Damn, it felt good to hold the old records in my hand! To
relish the art work on the cover, to be able to read the print on the back, to
remember sometimes where I bought it and who I was at that moment and who that
recording helped me become. Indeed, these records in my life are also a record of my life. Without a strong cultural identity to mold
and shape me, I realized early on that my American gift (and limitation) was to
try to create my own identity from the confluence of my passions and interests. Of
course, TV and movies did their part to define some of my dreams and notions,
as did my family, my friends, my schools, my time— whatever was in the news or
being talked about in the day-to-day conversations. But the act of conscious
cultivation of the person I hoped to be came from books and records— and to
some extent, still do.
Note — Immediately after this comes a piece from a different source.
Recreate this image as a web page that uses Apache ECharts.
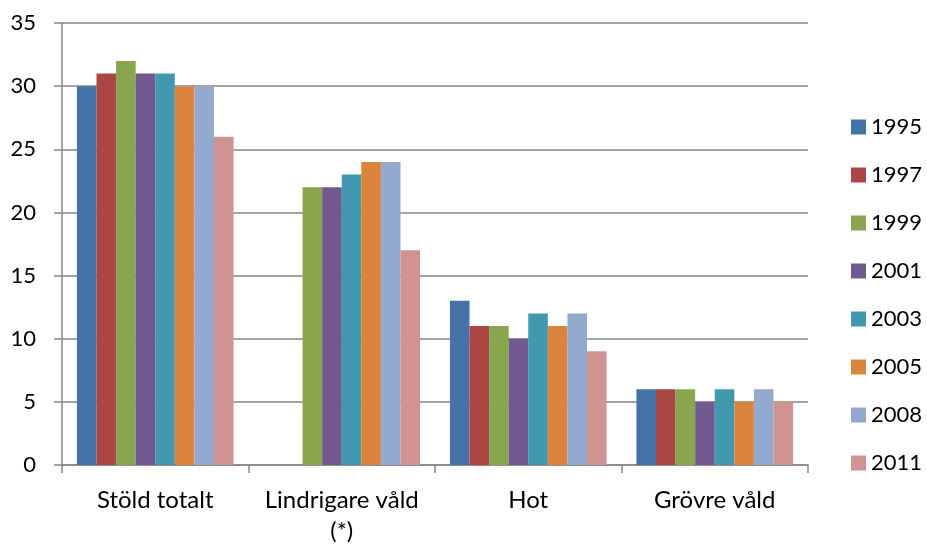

With the added attraction of me writing and recording my
own.
I was sharing with a friend my frustration with the floating
cloudworld of recordings these days, how hard it is for me to find space on my
computer for the digital files and how much I missed the concrete object in my
hand, be it a record or CD— or book (though still resisting Kindle). By the
end, I realized I may indeed have to capitulate and go the i-Phone route. But I'm trying to imagine growing up in this digital world and 50 years from now, going through old digital
files and seeing a title on the screen. Ain’t no-way no-how that can compare with
the whole gestalt of the trip to the record store, the prized object brought
home, read, listened to, shelved and proudly displayed as the
next chapter in “the emerging Me.” And then held in the hand again all those years later. I'm grateful for it, am loving listening to them again, am determined not to get rid of them. I just have one nagging question:
“Anyone have an extra attic to store them all in?”
“Anyone have an extra attic to store them all in?”